Mineralize Satinfinish


----------



## Simply Elegant (Feb 16, 2009)

It depends. Usualyl mature skin is drier so you might want something a bit creamy without any shimmer so it doesn't emphasize lines. Maybe studio tech?


----------



## lara (Feb 16, 2009)

Seconding Studio Tech if she's after coverage. if she just wants something to give some light coverage you'd be better off looking at Select SPF15 paired with a nice velvety moisturiser.
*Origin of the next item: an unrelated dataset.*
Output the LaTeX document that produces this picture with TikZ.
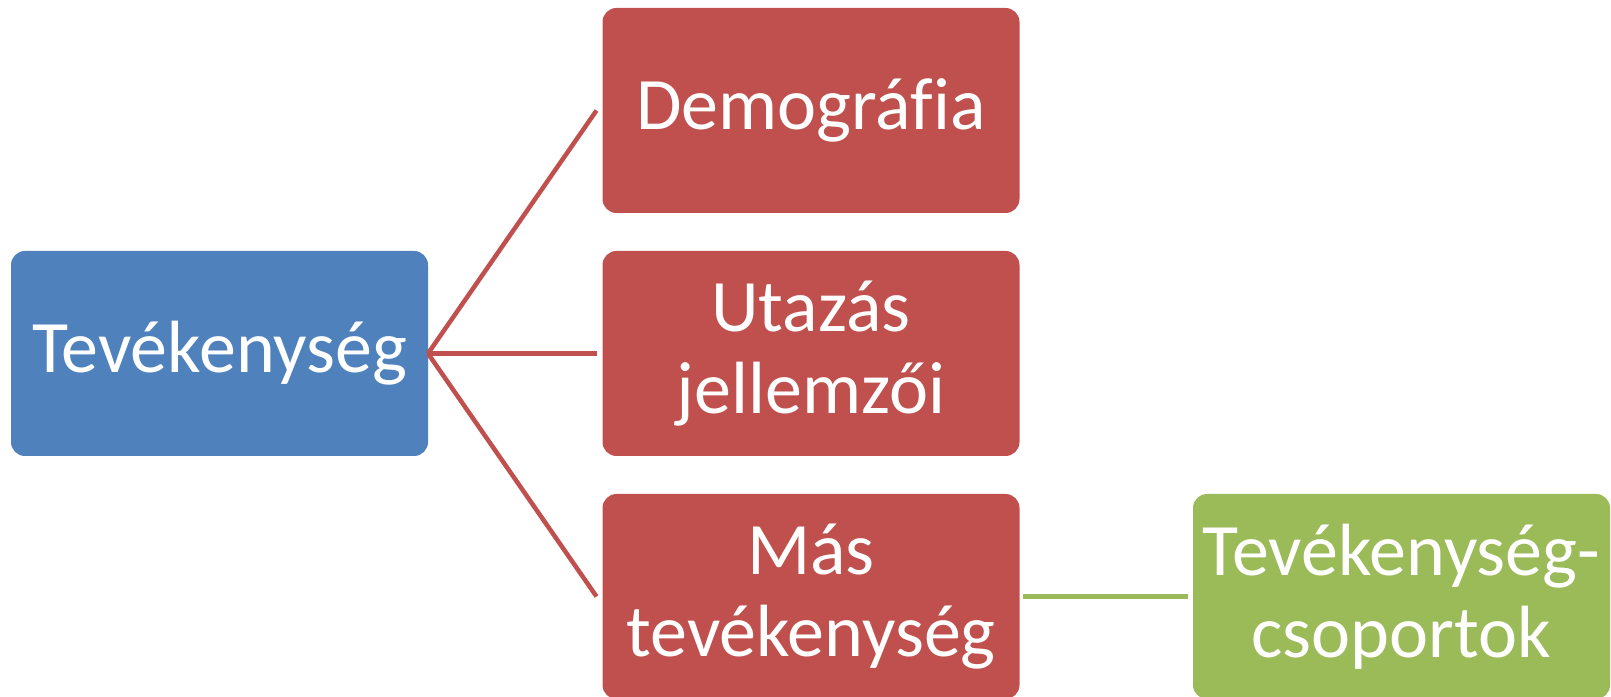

The paint-like nature of SFF isn't particularly flattering on post-menopausal skin due to the downiness that tends to start occurring along the jawline, hairline and cheeks.


----------



## vocaltest (Feb 16, 2009)

I wouldn't recommend any :/. 
As you get older you need something that won't sink into lines, pores etc. I'm 20 and every single MAC foundation I've tried sinks into my pores so I can't imagine them being very good for a 65 year old. As Lara said, Select Spf might be a good choice. I'd mix it with Strobe Liquid too. 

You need something more illuminating, something that isn't too matte. My mum swears by Revlon Skinlights mixed with Boots No7 Tinted Moisturiser, but recently she's been using Olay's foundation (I don't know the name, but its just come out) and that does wonders.


----------



## DirtyPlum (Feb 16, 2009)

I seriously would not recommend any of the matte or heavier foundations for mature skin (including select and tech).  They look too heavy and dry.

Mineralize SF works like a dream and Studio Sculpt if she needs more coverage.


----------



## Kiseki (Feb 18, 2009)

Seriously, if you can try the Make Up For Ever Lifting Foundation or if she doesn't need that much coverage, get her some Make Up For Ever Face & Body, she would look a lot more natural than with any MAC foundation.

Not exactly what you asked for, but give these a shot.


----------



## Gabriele (Feb 18, 2009)

58 here - I recommend putting a dab of moisturizer or sun block with your foundation and put it on like face cream.

Congratulation on your 60 lbs - and those new lines will shrink in a few years, really!


----------